PROBLEM → Print the material below exactly as it stands, please, from its first line to the line holding "c.fillRect(0, 0, chart.width, chart.height);", with no pictures.
— START STORED ROWS —
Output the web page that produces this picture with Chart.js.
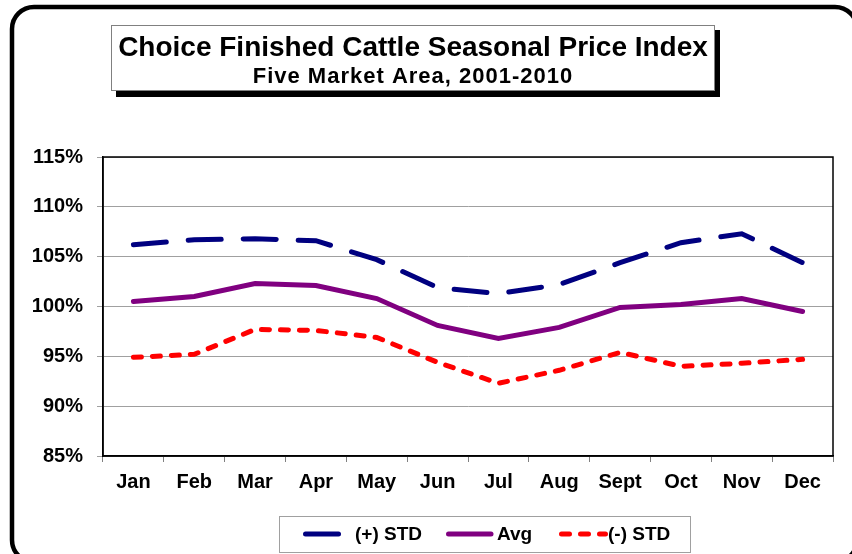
<!DOCTYPE html>
<html>
<head>
<meta charset="utf-8">
<title>Choice Finished Cattle Seasonal Price Index</title>
<script src="https://cdn.jsdelivr.net/npm/chart.js@4.4.1/dist/chart.umd.min.js"></script>
<style>
  html, body { margin: 0; padding: 0; background: #fff; }
  canvas { display: block; }
</style>
</head>
<body>
<canvas id="priceChart" width="852" height="554"></canvas>
<script>
const months = ['Jan', 'Feb', 'Mar', 'Apr', 'May', 'Jun', 'Jul', 'Aug', 'Sept', 'Oct', 'Nov', 'Dec'];
const plusStd = [106.2, 106.7, 106.8, 106.6, 104.7, 101.9, 101.3, 102.2, 104.4, 106.4, 107.3, 104.4];
const avgIndex = [100.5, 101.0, 102.3, 102.1, 100.8, 98.1, 96.8, 97.9, 99.9, 100.2, 100.8, 99.5];
const minusStd = [94.9, 95.2, 97.7, 97.6, 96.9, 94.4, 92.3, 93.6, 95.4, 94.0, 94.3, 94.7];
const yTicks = [85, 90, 95, 100, 105, 110, 115];

const FONT = '"Liberation Sans", Arial, sans-serif';

// frame, title box, plot border and legend drawn straight on the canvas
const decorations = {
  id: 'decorations',
  beforeDraw(chart) {
    const c = chart.ctx;
    c.save();
    c.fillStyle = '#fff';
    c.fillRect(0, 0, chart.width, chart.height);

    // outer rounded frame (runs off the right and bottom edges)
    c.lineWidth = 4.5;
    c.strokeStyle = '#000';
    c.beginPath();
    c.roundRect(12, 7, 845, 555, 22);
    c.stroke();

    // title box with drop shadow
    c.fillStyle = '#000';
    c.fillRect(116, 30, 604, 67);
    c.fillStyle = '#fff';
    c.fillRect(111, 25, 604, 66);
    c.lineWidth = 1;
    c.strokeStyle = '#808080';
    c.strokeRect(111.5, 25.5, 603, 65);

    c.fillStyle = '#000';
    c.textAlign = 'center';
    c.textBaseline = 'alphabetic';
    c.font = 'bold 28px ' + FONT;
    c.fillText('Choice Finished Cattle Seasonal Price Index', 413, 56);
    c.font = 'bold 22px ' + FONT;
    c.letterSpacing = '1px';
    c.fillText('Five Market Area, 2001-2010', 413, 83);
    c.restore();
  },
  afterDraw(chart) {
    const c = chart.ctx;
    const a = chart.chartArea;
    c.save();
    c.lineWidth = 1.5;
    c.strokeStyle = '#000';
    c.strokeRect(a.left, a.top, a.right - a.left, a.bottom - a.top);

    // legend
    c.lineWidth = 1;
    c.strokeStyle = '#a0a0a0';
    c.strokeRect(279.5, 516.5, 411, 36);
    const items = [
      { ds: 0, x0: 305.5, x1: 340.5, tx: 355 },
      { ds: 1, x0: 448.5, x1: 491, tx: 497 },
      { ds: 2, x0: 561.5, x1: 605.5, tx: 608 }
    ];
    c.font = 'bold 19px ' + FONT;
    c.textBaseline = 'middle';
    c.textAlign = 'left';
    items.forEach(it => {
      const ds = chart.data.datasets[it.ds];
      c.strokeStyle = ds.borderColor;
      c.lineWidth = ds.borderWidth;
      c.lineCap = 'round';
      c.setLineDash(ds.borderDash || []);
      c.beginPath();
      c.moveTo(it.x0, 534);
      c.lineTo(it.x1, 534);
      c.stroke();
      c.setLineDash([]);
      c.fillStyle = '#000';
      c.fillText(ds.label, it.tx, 535);
    });
    c.restore();
  }
};

new Chart(document.getElementById('priceChart'), {
  type: 'line',
  data: {
    labels: months,
    datasets: [
      {
        label: '(+) STD',
        data: plusStd,
        borderColor: '#000080',
        borderWidth: 5,
        borderDash: [33, 22],
        borderCapStyle: 'round',
        pointRadius: 0,
        tension: 0,
        fill: false
      },
      {
        label: 'Avg',
        data: avgIndex,
        borderColor: '#800080',
        borderWidth: 5,
        borderCapStyle: 'round',
        pointRadius: 0,
        tension: 0,
        fill: false
      },
      {
        label: '(-) STD',
        data: minusStd,
        borderColor: '#ff0000',
        borderWidth: 5,
        borderDash: [8, 11],
        borderCapStyle: 'round',
        pointRadius: 0,
        tension: 0,
        fill: false
      }
    ]
  },
  plugins: [decorations],
  options: {
    responsive: false,
    animation: false,
    devicePixelRatio: 1,
    layout: { padding: { left: 0, right: 19, top: 157, bottom: 58 } },
    plugins: {
      legend: { display: false },
      title: { display: false },
      tooltip: { enabled: false }
    },
    scales: {
      x: {
        offset: true,
        afterFit: s => { s.height = 40; },
        grid: {
          offset: true,
          drawOnChartArea: false,
          tickLength: 6,
          color: '#808080'
        },
        border: { color: '#000', width: 1.5 },
        ticks: {
          color: '#000',
          padding: 8,
          font: { family: FONT, size: 20, weight: 'bold' }
        }
      },
      y: {
        min: 85,
        max: 115,
        afterFit: s => { s.width = 103; },
        afterBuildTicks: s => { s.ticks = yTicks.map(v => ({ value: v })); },
        grid: { color: '#a0a0a0', tickLength: 6 },
        border: { color: '#000', width: 1.5 },
        ticks: {
          color: '#000',
          padding: 14,
          font: { family: FONT, size: 20, weight: 'bold' },
          callback: v => v + '%'
        }
      }
    }
  }
});
</script>
</body>
</html>
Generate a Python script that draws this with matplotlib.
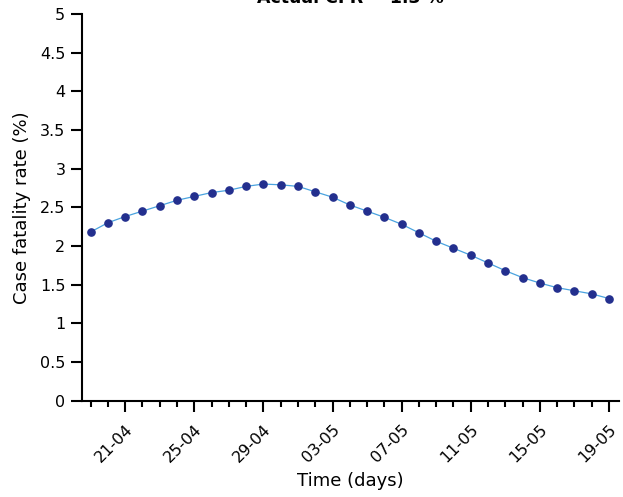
import matplotlib
matplotlib.use('Agg')
import matplotlib.pyplot as plt
import matplotlib.dates as mdates
import numpy as np
import pandas as pd

# daily CFR estimate, 19-04 to 19-05
dates = pd.date_range('2020-04-19', '2020-05-19', freq='D')
cfr = [2.18, 2.30, 2.38, 2.45, 2.52, 2.59, 2.64, 2.69, 2.72, 2.77, 2.80,
       2.79, 2.77, 2.70, 2.63, 2.53, 2.45, 2.37, 2.28, 2.17, 2.06, 1.97,
       1.88, 1.78, 1.68, 1.59, 1.52, 1.46, 1.42, 1.38, 1.32]
actual_cfr = 1.3
major_dates = pd.date_range('2020-04-21', '2020-05-19', freq='4D')

fig = plt.figure(figsize=(6.23, 4.97), dpi=100)
ax = fig.add_axes([0.1316, 0.194, 0.862, 0.778])

ax.plot(dates, cfr, '-', color='#4aa3df', lw=0.9, zorder=2)
ax.plot(dates, cfr, 'o', color='#232f8e', ms=5.2, zorder=3)

ax.set_ylim(0, 5)
ax.set_yticks(np.arange(0, 5.01, 0.5))
ax.set_yticklabels(['0', '0.5', '1', '1.5', '2', '2.5', '3', '3.5', '4', '4.5', '5'])
ax.set_xlim(dates[0] - pd.Timedelta(hours=12), dates[-1] + pd.Timedelta(hours=14))

ax.set_xticks(major_dates)
ax.xaxis.set_major_formatter(mdates.DateFormatter('%d-%m'))
ax.set_xticks(dates, minor=True)

for s in ['top', 'right']:
    ax.spines[s].set_visible(False)
for s in ['left', 'bottom']:
    ax.spines[s].set_linewidth(1.5)

ax.tick_params(axis='both', which='major', length=8, width=1.5, labelsize=11.5, pad=4)
ax.tick_params(axis='x', which='major', pad=7)
ax.tick_params(axis='x', which='minor', length=4.5, width=1.5)
plt.setp(ax.get_xticklabels(), rotation=45, ha='right', rotation_mode='anchor')

ax.set_xlabel('Time (days)', fontsize=13, labelpad=5)
ax.set_ylabel('Case fatality rate (%)', fontsize=13, labelpad=6)
ax.set_title('Actual CFR = ' + str(actual_cfr) + ' %', fontsize=12.5, fontweight='bold', pad=8)

fig.savefig('out.png', dpi=100)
— END STORED ROWS —
OUTPUT FOR THIS TASK →
Output the web page that produces this picture with Chart.js.
<!DOCTYPE html>
<html>
<head>
<meta charset="utf-8">
<title>Choice Finished Cattle Seasonal Price Index</title>
<script src="https://cdn.jsdelivr.net/npm/chart.js@4.4.1/dist/chart.umd.min.js"></script>
<style>
  html, body { margin: 0; padding: 0; background: #fff; }
  canvas { display: block; }
</style>
</head>
<body>
<canvas id="priceChart" width="852" height="554"></canvas>
<script>
const months = ['Jan', 'Feb', 'Mar', 'Apr', 'May', 'Jun', 'Jul', 'Aug', 'Sept', 'Oct', 'Nov', 'Dec'];
const plusStd = [106.2, 106.7, 106.8, 106.6, 104.7, 101.9, 101.3, 102.2, 104.4, 106.4, 107.3, 104.4];
const avgIndex = [100.5, 101.0, 102.3, 102.1, 100.8, 98.1, 96.8, 97.9, 99.9, 100.2, 100.8, 99.5];
const minusStd = [94.9, 95.2, 97.7, 97.6, 96.9, 94.4, 92.3, 93.6, 95.4, 94.0, 94.3, 94.7];
const yTicks = [85, 90, 95, 100, 105, 110, 115];

const FONT = '"Liberation Sans", Arial, sans-serif';

// frame, title box, plot border and legend drawn straight on the canvas
const decorations = {
  id: 'decorations',
  beforeDraw(chart) {
    const c = chart.ctx;
    c.save();
    c.fillStyle = '#fff';
    c.fillRect(0, 0, chart.width, chart.height);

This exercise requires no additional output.